Jenessa Williams visits David Shearing's "structure of calm in the heart of the hectic city centre"
When you hear the word Christmas, what springs to mind? Presents, trees, time off work and a free pass to call a cheeseboard with a side of Quality Streets a balanced breakfast.
Of course, that’s the commercial side of the festive season. Christmas also means family, religious celebration and an opportunity for reflection on another year past. In the quest for the perfect secret santa gift and the dread of sharing a Turkey with your tory-voting inlaws, we often forget to make time for ourselves in the run up to the holidays.
Having created a wooden haven in the middle of Leeds bustling train station, David Spearing’s ‘Christmas With Us’ is something of an anti-grotto – a chance to experience something more than a piece of plastic and a sit upon Santa’s knee. Don some headphones, sip a warm drink and listen to the stories of Christmas past from a collection of Leeds residents, ranging from the happy to the sad to the downright resilient.
“It can be a really problematic time of year – things don’t always work out in that picture-perfect way the way people plan out”
“It can be a really problematic time of year – things don’t always work out in that picture-perfect way the way people plan out” explains David. “Just like with the Weather Café and our ongoing Incredible Things project, this is our way of saying ‘it’s okay’. Everything we aim to do with these projects is to recognize that it’s okay to feel the way that you are feeling and more importantly, to give space to that feeling.”

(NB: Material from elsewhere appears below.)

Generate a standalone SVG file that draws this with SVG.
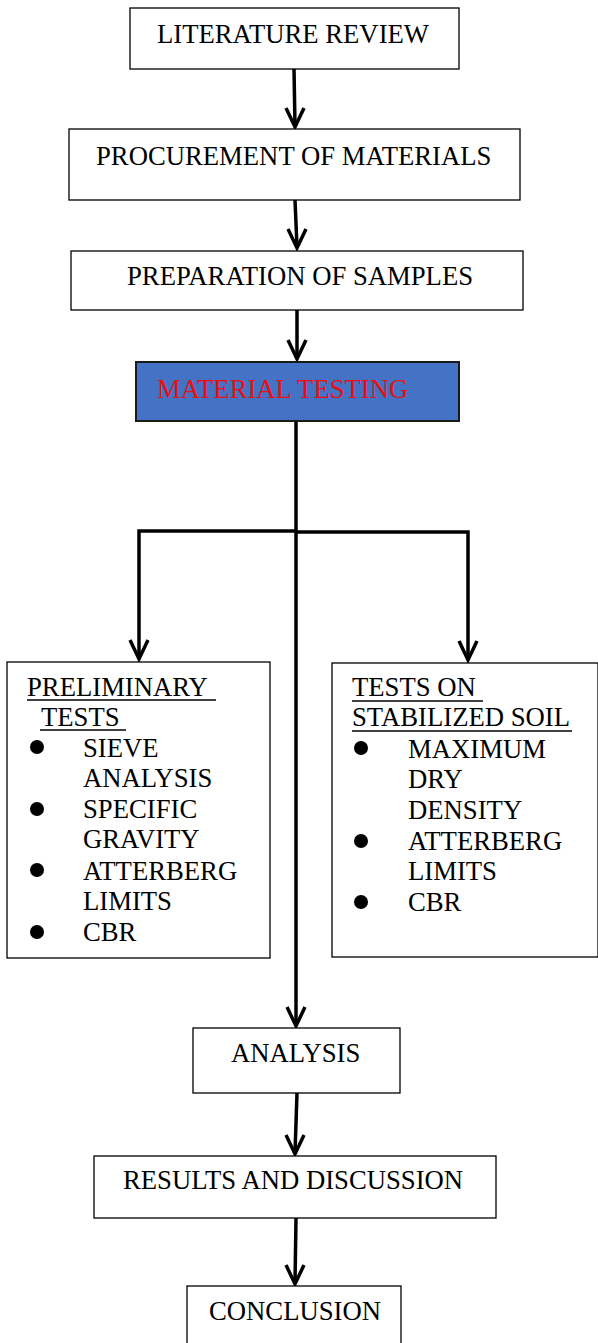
<svg xmlns="http://www.w3.org/2000/svg" width="598" height="1343" viewBox="0 0 598 1343">
<style>
.box{fill:#fff;stroke:#000;stroke-width:1.3}
.t{font-family:"Liberation Serif","Times New Roman",serif;font-size:26.7px;fill:#000}
.conn{fill:none;stroke:#000;stroke-width:3.5;stroke-linejoin:miter}
.head{fill:none;stroke:#000;stroke-width:3.5;stroke-linecap:butt;stroke-linejoin:miter}
.ul{stroke:#000;stroke-width:1.6}
.dot{fill:#000}
</style>
<rect width="598" height="1343" fill="#fff"/>
<g id="connectors">
<path class="conn" d="M294,69 L295,126"/>
<path class="head" d="M286,108 L295,127 L304,108"/>
<path class="conn" d="M295,200 L297,247"/>
<path class="head" d="M288,229 L297,248 L306,229"/>
<path class="conn" d="M297,310 L297,358"/>
<path class="head" d="M288,340 L297,359 L306,340"/>
<path class="conn" d="M296,421 L296,1025"/>
<path class="head" d="M287,1007 L296,1026 L305,1007"/>
<path class="conn" d="M296,531 H139 V658"/>
<path class="head" d="M130,640 L139,659 L148,640"/>
<path class="conn" d="M296,532 H468 V659"/>
<path class="head" d="M459,641 L468,660 L477,641"/>
<path class="conn" d="M297,1093 L295,1153"/>
<path class="head" d="M286,1135 L295,1154 L304,1135"/>
<path class="conn" d="M296,1218 L295,1283"/>
<path class="head" d="M286,1265 L295,1284 L304,1265"/>
</g>
<g id="literature-review">
<rect class="box" x="130" y="8" width="329" height="61"/>
<text class="t" x="157" y="43">LITERATURE REVIEW</text>
</g>
<g id="procurement">
<rect class="box" x="69" y="129" width="451" height="71"/>
<text class="t" x="96" y="165">PROCUREMENT OF MATERIALS</text>
</g>
<g id="preparation">
<rect class="box" x="71" y="251" width="452" height="59"/>
<text class="t" x="127" y="285">PREPARATION OF SAMPLES</text>
</g>
<g id="material-testing">
<rect x="136" y="362" width="323" height="59" fill="#4472C4" stroke="#1a1a1a" stroke-width="2"/>
<text class="t" x="157" y="398" style="fill:#E81010">MATERIAL TESTING</text>
</g>
<g id="preliminary-tests">
<rect class="box" x="7" y="662" width="263" height="296"/>
<text class="t" x="27" y="696">PRELIMINARY</text>
<line class="ul" x1="27" y1="700" x2="216" y2="700"/>
<text class="t" x="41" y="726">TESTS</text>
<line class="ul" x1="40" y1="730" x2="126" y2="730"/>
<circle class="dot" cx="37" cy="747" r="7"/>
<text class="t" x="83" y="757">SIEVE</text>
<text class="t" x="83" y="787">ANALYSIS</text>
<circle class="dot" cx="37" cy="809" r="7"/>
<text class="t" x="83" y="818">SPECIFIC</text>
<text class="t" x="83" y="848">GRAVITY</text>
<circle class="dot" cx="37" cy="870" r="7"/>
<text class="t" x="83" y="880">ATTERBERG</text>
<text class="t" x="83" y="910">LIMITS</text>
<circle class="dot" cx="37" cy="932" r="7"/>
<text class="t" x="83" y="941">CBR</text>
</g>
<g id="tests-stabilized-soil">
<rect class="box" x="332" y="663" width="266" height="294"/>
<text class="t" x="352" y="696">TESTS ON</text>
<line class="ul" x1="352" y1="701" x2="483" y2="701"/>
<text class="t" x="352" y="726">STABILIZED SOIL</text>
<line class="ul" x1="352" y1="731" x2="572" y2="731"/>
<circle class="dot" cx="361" cy="748" r="7"/>
<text class="t" x="408" y="758">MAXIMUM</text>
<text class="t" x="408" y="788">DRY</text>
<text class="t" x="408" y="819">DENSITY</text>
<circle class="dot" cx="361" cy="841" r="7"/>
<text class="t" x="408" y="850">ATTERBERG</text>
<text class="t" x="408" y="880">LIMITS</text>
<circle class="dot" cx="361" cy="902" r="7"/>
<text class="t" x="408" y="911">CBR</text>
</g>
<g id="analysis">
<rect class="box" x="193" y="1028" width="207" height="65"/>
<text class="t" x="231" y="1062">ANALYSIS</text>
</g>
<g id="results">
<rect class="box" x="94" y="1156" width="402" height="62"/>
<text class="t" x="123" y="1189">RESULTS AND DISCUSSION</text>
</g>
<g id="conclusion">
<rect class="box" x="187" y="1286" width="214" height="70"/>
<text class="t" x="209" y="1320">CONCLUSION</text>
</g>
</svg>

Having talked to over fifty members of the Leeds community within Kirkgate Market and through the Heyday community group at West Yorkshire Playhouse, David and his team have collected a huge selection of anecdotes to listen to both within and outside the installation box. We hear from those facing their first Christmas without a loved one, those who can remember treasured frugal gifts of blackboards and mars bars and those who choose not to celebrate at all.
Despite the peace and warmth of the comforting pine scented air, it's a highly emotional and humbling experience. A woman sat beside me is wiping quiet tears from her smiling eyes as she watches the home video projections on the wall, and a voice remarkably similar to that of my beloved, belated grandmother, fills me with a feeling of comfort that I didn’t know I was missing. As our host Tase discreetly serves winter-spiced tea and stollen, I find myself fighting a very specific urge to call everybody I love that I’m thinking of them, and perhaps more importantly, to quit worrying about the superficial – I’m headed towards a Christmas spent with my loved ones, and what else matters besides that?
“Being in the train station has really facilitated that as something of an intervention – this big box that people have to question and which disrupts their natural process of their day,” says David
“It’s not just about giving things for free, it’s an offer of time as a currency – how long do we have to spend in order to think about ourselves and others? Some people stay five minutes, others well over an hour. I think it would have been easy to deck it out in tinsel and fairly lights but it’s meant to be humble – it’s essentially our way of showing that it’s the inside that counts and that it’s got that theatricality of having to step inside into another world.”
A structure of calm in the heart of the hectic city centre, Christmas With Us allows the stress of commercialization to melt away, if only for a short time. While the installations days are counting down, its lesson remains clear – don’t sweat the small stuff, and focus on presence over presents. A Very Merry Christmas indeed.